Meet the Mexican-American Artist Creating Ingenious Works from Toys and Frosting
Yvette Mayorga's pastillage reliefs are included in El Museo del Barrio’s first national survey of contemporary Latinx art
A first-generation Mexican American, Yvette Mayorga reinvents the gilded, decorative pastels of rococo, as well as 17th-century vanitas, with the toys of her youth. In her hands, miniature soldiers and Polly Pocket houses alongside rhinestones and acrylic nails create confectionary tableaux with a distinct feminist perspective. “The color pink is luscious and intriguing because of its gender associations,” she explains on a recent Zoom tour from her Chicago studio. “Pink is a weapon of mass destruction; I live by those words.”
Before quarantine, she was working from a Mana Contemporary studio, building the suite of paintings—which look marvelously like pink and white pastry frosting—included in El Museo del Barrio’s first national survey of contemporary Latinx art, “Estamos Bien—La Trienal 20/21,” on view through September. But when COVID-19 hit, Mayorga had to transport them to her apartment. “I was reminded how I began as an artist and a young person,” she says, “working in my bedroom with whatever material was around me, whether it was nail polish or paint.”
“Pink is a weapon of mass destruction; I live by those words,”
Yvette Mayorga
Early on in her practice, Mayorga used leftover icing from bakeries and traditional baking tools to compose pastillage reliefs and towering sculptures, taking cues from her mother’s cake-decorating labor at the iconic Chicago department store Marshall Field’s in the 1970s. Switching to acrylic paint came after heartbreak, as much of her undergraduate collection—and her original “Monuments” series—contained candy and sugar paste that crumbled in her parents’ garage over time. “I had to think strategically about what I could use to achieve the same materiality as frosting.”
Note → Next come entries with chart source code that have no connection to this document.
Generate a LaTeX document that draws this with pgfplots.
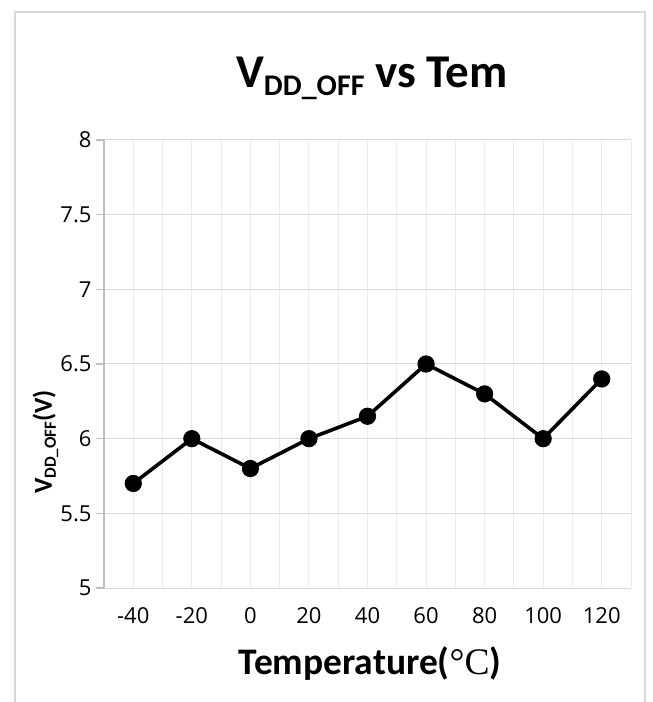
\documentclass[border=0pt]{standalone}
\usepackage{fontspec}
\usepackage{pgfplots}
\pgfplotsset{compat=1.18}
\setmainfont{Carlito}
\newfontfamily\opensans{Open Sans}
\newfontfamily\serifC{Liberation Serif}
\definecolor{gridgray}{HTML}{D9D9D9}
\definecolor{minorgray}{HTML}{EBEBEB}
\definecolor{axisgray}{HTML}{BFBFBF}
\newcommand{\tf}{\opensans\fontsize{22}{22}\selectfont}
\begin{document}
\begin{tikzpicture}
  \useasboundingbox (-104pt,-114pt) rectangle (549pt,588pt);
  \begin{axis}[
      at={(0,0)}, anchor=south west,
      scale only axis,
      width=527pt, height=448pt,
      xmin=-50, xmax=130,
      ymin=5, ymax=8,
      xtick={-40,-20,...,120},
      xticklabels={{\tf -40},{\tf -20},{\tf 0},{\tf 20},{\tf 40},{\tf 60},{\tf 80},{\tf 100},{\tf 120}},
      minor xtick={-50,-30,...,130},
      ytick={5,5.5,...,8},
      yticklabels={{\tf 5},{\tf 5.5},{\tf 6},{\tf 6.5},{\tf 7},{\tf 7.5},{\tf 8}},
      axis lines=left,
      axis line style={-},
      x axis line style={draw=gridgray, line width=1pt},
      y axis line style={draw=axisgray, line width=1.2pt},
      xtick style={draw=none},
      minor tick length=0pt,
      ytick style={draw=axisgray, line width=1.2pt},
      major tick length=8pt,
      tick align=outside,
      xmajorgrids, xminorgrids, ymajorgrids,
      major grid style={draw=gridgray, line width=1pt},
      minor grid style={draw=minorgray, line width=1pt},
      x grid style={draw=minorgray, line width=1pt},
      /pgf/number format/assume math mode=true,
      yticklabel style={xshift=-1pt},
      xticklabel style={yshift=-8pt},
      clip=false,
    ]
    % V_DD_OFF vs temperature
    \addplot [black, line width=3.6pt, mark=*, mark size=6.8pt] coordinates {
      (-40, 5.7)
      (-20, 6.0)
      (0, 5.8)
      (20, 6.0)
      (40, 6.15)
      (60, 6.5)
      (80, 6.3)
      (100, 6.0)
      (120, 6.4)
    };
  \end{axis}
  % outer chart frame
  \draw [gridgray, line width=1.5pt] (-89pt,-120pt) -- (-89pt,576pt) -- (541pt,576pt) -- (541pt,-120pt);
  % title
  \node [anchor=base] at (268pt,500pt) {\bfseries\fontsize{47}{47}\selectfont V\raisebox{-8pt}{\fontsize{30}{30}\selectfont DD\_OFF} vs Tem};
  % axis titles
  \node [anchor=base] at (266pt,-86pt) {\bfseries\fontsize{37.5}{37.5}\selectfont Temperature({\serifC\mdseries °C})};
  \node [anchor=base, rotate=90] at (-52pt,146pt) {\bfseries\fontsize{26}{26}\selectfont V\raisebox{-4pt}{\fontsize{17}{17}\selectfont DD\_OFF}(V)};
\end{tikzpicture}
\end{document}
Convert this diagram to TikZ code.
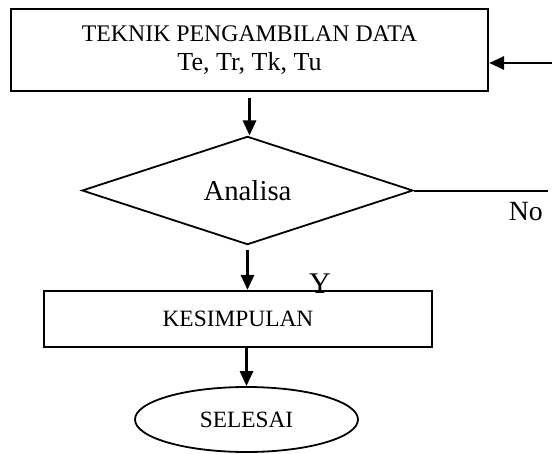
\documentclass[tikz,border=0pt]{standalone}
\usepackage{fontspec}
\setmainfont{Liberation Serif}
\usetikzlibrary{arrows.meta,positioning,shapes.geometric}
\begin{document}
\begin{tikzpicture}[
		x=1pt, y=-1pt,
		>={Triangle[length=15pt, width=13pt]},
		line/.style={->, line width=2.8pt},
		plain/.style={line width=2pt},
		proc/.style={draw, line width=2.2pt, align=center, inner sep=0pt},
		decision/.style={draw, diamond, line width=1.8pt, inner sep=0pt, minimum width=331pt, minimum height=105pt, font=\fontsize{28.8}{34}\selectfont},
		term/.style={draw, ellipse, line width=1.8pt, inner sep=0pt, minimum width=223pt, minimum height=65pt, font=\fontsize{23.3}{28}\selectfont},
		lbl/.style={inner sep=0pt}
		]
		\useasboundingbox (0,0) rectangle (552,453);
		% Flowchart nodes
		\node[proc, minimum width=477pt, minimum height=82pt, font=\fontsize{23.8}{29}\selectfont] (data) at (249.5,50) {TEKNIK PENGAMBILAN DATA\\{\fontsize{26}{29}\selectfont Te, Tr, Tk, Tu}};
		\node[decision] (analisa) at (247.5,190.5) {Analisa};
		\node[proc, minimum width=388pt, minimum height=56pt, font=\fontsize{23.4}{28}\selectfont] (kesimpulan) at (238,319) {KESIMPULAN};
		\node[term] (selesai) at (246.5,419.5) {SELESAI};
		
		% Loose ends
		\coordinate (back) at (552,63);
		\coordinate (noend) at (548,190.5);
		
		% Main flow
		\draw[line] ([yshift=-6pt]data.south) -- (data.south |- analisa.north);
		\draw[line] ([yshift=-4pt]analisa.south) -- (analisa.south |- kesimpulan.north);
		\draw[line] (kesimpulan.south -| selesai.north) -- (selesai.north);
		
		% Return and branch
		\draw[line] (back) -- (back -| data.east);
		\draw[plain] (analisa.east) -- (noend);
		\node[lbl, anchor=base east, font=\fontsize{27.8}{32}\selectfont] (no) at (543,220) {No};
		\node[lbl, anchor=base, font=\fontsize{30}{34}\selectfont] (yes) at (320,293) {Y};
	\end{tikzpicture}
\end{document}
Today, she’s known for a practice that mimics cake design, applying paint to her canvas with piping bags. “Of course, there are gender associations tied to baking,” says Mayorga, who counts Doris Salcedo, Mika Rottenberg, and Kerry James Marshall as inspirations. Among the pieces displayed in the triennial, Mayorga’s work stands out for its reflections on the decadence of the American Dream and the reality of the pandemic. “Through both of these avenues—the color pink and cake decorating—I’m able to have conversations about identity, immigration, and art history.”